Many of the ideas are grounded in Justus and I sitting around the office and one-upping each other. We tend to work well using the phrase, “yes, and what if…” We began with a loose theme for each of the nightmares (magical, goofy, murder room) and from there, ideas began to come out of the woodwork. For instance, the couple eating cake out of Bryce Vine’s head came from a weird dream I had, the latex gloves are the product of my visiting four dentists this summer (long story), and Partybear was born out of my love for cute fuzzy things that turn out to be deadly. The commercial world doesn’t offer a ton of opportunity to “go dark” so it was fun to explore our dryer side!
– How involved was the band in deciding what the video should be like?
The Johnsons were more involved than most artists typically are with the creative development. (Connor’s wife, Tess, did the production design!) Having the band so invested in the outcome meant they were willing to go above and beyond to get the shots we needed. (Chantry spent two very sweaty hours wrapped in cellophane, and the performance shots while tied to rope were no small feat!) It also meant that we were able to be more ambitious with our schedule, because everyone knew what was at stake, and gave us 100% on the first take.
– How was the filming process?
The filming process was ambitious and I’m incredibly proud of our team, who pulled it off with flying colors. There were so many “what if we tried…” moments from cinematographer David Charry, who pushed relentlessly to insure each of the five looks came out uniquely different from each other. We filmed for three days on a stage and at Dan Ackroyd’s Avalon Club in Hollywood.

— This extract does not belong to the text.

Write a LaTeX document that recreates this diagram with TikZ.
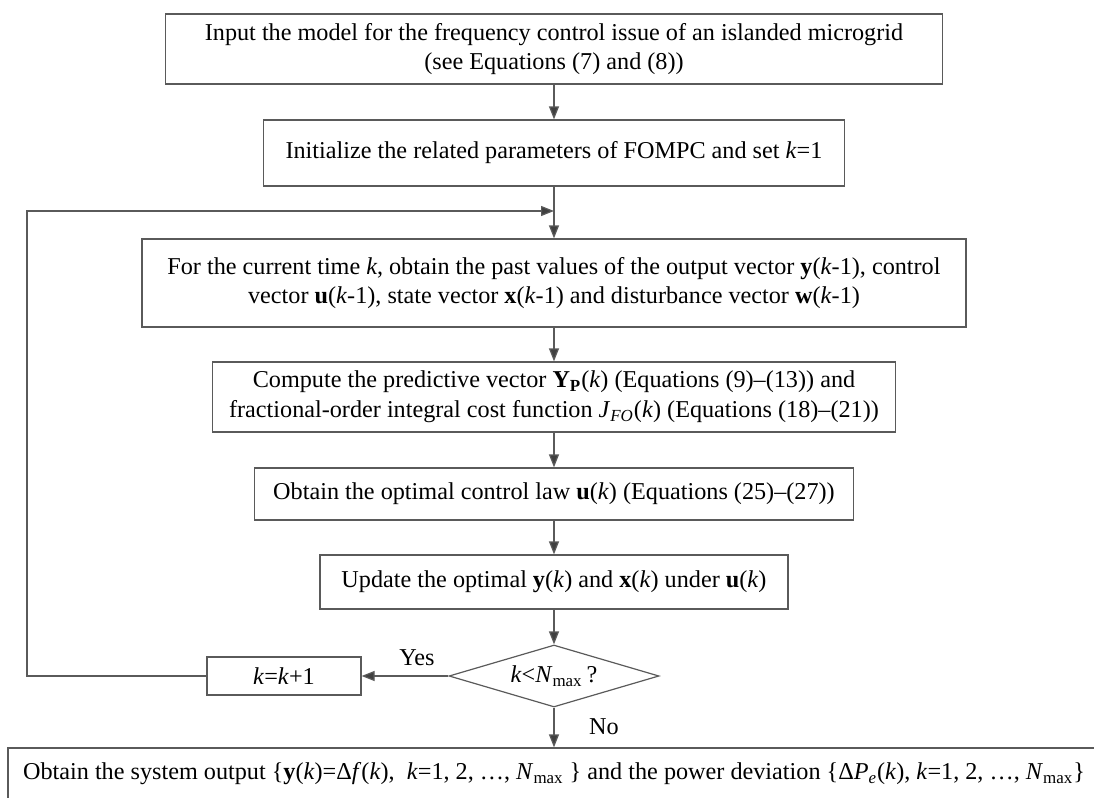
\documentclass[tikz,border=0pt]{standalone}
\usepackage{fontspec}
\setmainfont{Liberation Serif}
\usetikzlibrary{arrows.meta,shapes.geometric}
\definecolor{linegray}{HTML}{5A5A5A}
\definecolor{headgray}{HTML}{404040}
\tikzset{
  txt/.style={font=\fontsize{12.1}{14.8}\selectfont},
  flowbox/.style={txt, draw=linegray, line width=0.6pt, inner sep=0pt, align=center},
  decision/.style={txt, diamond, draw=linegray, line width=0.6pt, inner sep=0pt, aspect=3.4},
  label/.style={txt, inner sep=0pt},
  conn/.style={draw=linegray, line width=0.6pt},
  arr/.style={conn, -{Triangle[length=6.5pt,width=5pt,fill=headgray]}},
}
\newcommand{\kk}{\textit{k}}
\begin{document}
\begin{tikzpicture}[x=0.5pt,y=-0.5pt]
  \useasboundingbox (0,0) rectangle (1094,798);
  \clip (0,0) rectangle (1094,798);

  \node[flowbox, minimum width=388.5pt, minimum height=35pt] (b1) at (554,49)
    {Input the model for the frequency control issue of an islanded microgrid\\(see Equations (7) and (8))};
  \node[flowbox, minimum width=290.5pt, minimum height=33pt] (b2) at (554,153)
    {Initialize the related parameters of FOMPC and set \kk=1};
  \node[flowbox, minimum width=412pt, minimum height=44pt] (b3) at (554,283)
    {For the current time \kk, obtain the past values of the output vector \textbf{y}(\kk-1), control\\
     vector \textbf{u}(\kk-1), state vector \textbf{x}(\kk-1) and disturbance vector \textbf{w}(\kk-1)};
  \node[flowbox, minimum width=341.5pt, minimum height=35pt] (b4) at (554,397)
    {Compute the predictive vector \textbf{Y}\textsubscript{\textbf{P}}(\kk) (Equations (9)–(13)) and\\
     fractional-order integral cost function \textit{J}\textsubscript{\textit{FO}}(\kk) (Equations (18)–(21))};
  \node[flowbox, minimum width=299.5pt, minimum height=26pt] (b5) at (554,494)
    {Obtain the optimal control law \textbf{u}(\kk) (Equations (25)–(27))};
  \node[flowbox, minimum width=234pt, minimum height=27pt] (b6) at (554,582)
    {Update the optimal \textbf{y}(\kk) and \textbf{x}(\kk) under \textbf{u}(\kk)};
  \node[decision, minimum width=105pt, minimum height=31pt] (d) at (554,676)
    {\kk<\textit{N}\textsubscript{max}\,?};
  \node[flowbox, minimum width=77pt, minimum height=19pt] (inc) at (284,676)
    {\kk=\kk+1};
  \node[flowbox, minimum width=546pt, minimum height=26pt] (out) at (554,774)
    {Obtain the system output \{\textbf{y}(\kk)=Δ\textit{f}(\kk),\ \ \kk=1, 2, …, \textit{N}\textsubscript{max} \} and the power deviation \{Δ\textit{P}\textsubscript{\textit{e}}(\kk), \kk=1, 2, …, \textit{N}\textsubscript{max}\}};

  \node[label] (yes) at (417,658) {Yes};
  \node[label] (no) at (604,727) {No};

  \coordinate (join) at (554,211);
  \coordinate (lb) at (27,676);
  \coordinate (lt) at (27,211);

  \draw[arr] (b1.south) -- (b2.north);
  \draw[arr] (b2.south) -- (b3.north);
  \draw[arr] (b3.south) -- (b4.north);
  \draw[arr] (b4.south) -- (b5.north);
  \draw[arr] (b5.south) -- (b6.north);
  \draw[arr] (b6.south) -- (d.north);
  \draw[arr] (d.west) -- (inc.east);
  \draw[arr] (d.south) -- (out.north);
  \draw[arr] (inc.west) -- (lb) -- (lt) -- (join);
\end{tikzpicture}
\end{document}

– Did it turn out as planned?
We knew we had something that at least we would find funny, but I think everyone was surprised with how it actually turned out. This was, in large part, due to how editor David Andreini chose to blend narrative and experimental structure, which added an extra burst of energy to the cut. Were there things that didn’t go as planned? Sure (our live monkey got booked on another job the night before filming; a mouse trap shot a gummy bear into Clayton’s eye) but we rolled with the punches. All in all, this was an incredible team and one of my favorite projects to date.